East Broad Street between Holland and Day Miar road in Grand Praire will be widened to four lanes, including curbs and sidewalks. It is a stretch of road where two teens were killed in a traffic wreck on Sunday.
“I think it’s way overdue for widening,” says Mark Cole, who lives in the Lowe’s Farm subdivision that opens onto Broad Street. Neighbor Richard Bayless agrees, “There needs to be a light there. There needs to be a stop sign at least.”
The Mansfield City Council on Monday night approved plans to widen East Broad to match the rest of the street into Grand Prairie.
Mark Cole wonders if it’s too late. “Certainly if that road was widened – who could say? But maybe that accident didn’t happen.”
Police say the area is not especially accident-prone, and the teens killed on Sunday were the first fatalities on it.
The victims were identified as 14-year-old Anthony Deandre McAfee and 16-year-old Ashante Deandra Wilson. Police say the SUV in which they were riding swerved across the center line and hit a pickup truck. No word on the condition of the others involved. Police say the investigation could take several weeks.
“I saw the accident, it was pretty dangerous,”says another Lowe’s Farm resident, Andrew Haefner. “It looked pretty gruesome it was kind of scary for someone else.”
Richard Bayless thinks traffic speed needs to be kept down somehow. “People drive really fast through it and there’s schools all around. And there’s a lot of traffic.” There are elementary, middle and intermediate schools near the Grand Prairie end of the street.

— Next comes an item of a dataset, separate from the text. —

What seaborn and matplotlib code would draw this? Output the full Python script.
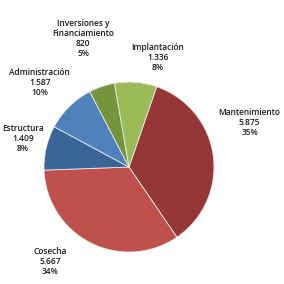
import matplotlib
matplotlib.use('Agg')
import matplotlib.pyplot as plt
import seaborn as sns

sns.set_style('white')
plt.rcParams['font.family'] = ['Open Sans', 'DejaVu Sans']

# data (clockwise from the top)
categories = ['Mantenimiento', 'Cosecha', 'Estructura', 'Administración',
              'Inversiones y\nFinanciamiento', 'Implantación']
values = [5875, 5667, 1409, 1587, 820, 1336]
value_labels = ['5.875', '5.667', '1.409', '1.587', '820', '1.336']
pct_labels = ['35%', '34%', '8%', '10%', '5%', '8%']
colors = ['#953735', '#C0504D', '#3B6597', '#4F81BD', '#77933C', '#9BBB59']

# label spots (in pie-radius units)
label_xy = [(1.42, 0.52), (-0.93, -1.11), (-1.25, 0.34),
            (-1.05, 0.99), (-0.54, 1.51), (0.34, 1.29)]

fig = plt.figure(figsize=(2.84, 2.84), dpi=100)
ax = fig.add_axes([0, 0, 1, 1])

ax.pie(values, colors=colors, startangle=71, counterclock=False,
       wedgeprops=dict(edgecolor='#E8E8E8', linewidth=0.6))

for cat, v, p, (x, y) in zip(categories, value_labels, pct_labels, label_xy):
    ax.text(x, y, f'{cat}\n{v}\n{p}', ha='center', va='center',
            fontsize=6.0, color='#1a1a1a', fontweight='semibold',
            linespacing=1.15)

ax.set_xlim(-1.518, 1.824)
ax.set_ylim(-1.376, 1.965)
ax.set_aspect('equal')
ax.axis('off')

fig.savefig('out.png', dpi=100)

It was a coincidence to have final approval on Monday night’s agenda. Negtiations have been the works for months, according to city spokeswoman Belinda Ellis. “There were some right-of-way issues that had to be dealt with there’s been some natural gas drilling in that area that also had to be address.”
The $3.5 million project will be paid for partly with county and city bond funds. It is expected to take a year to complete.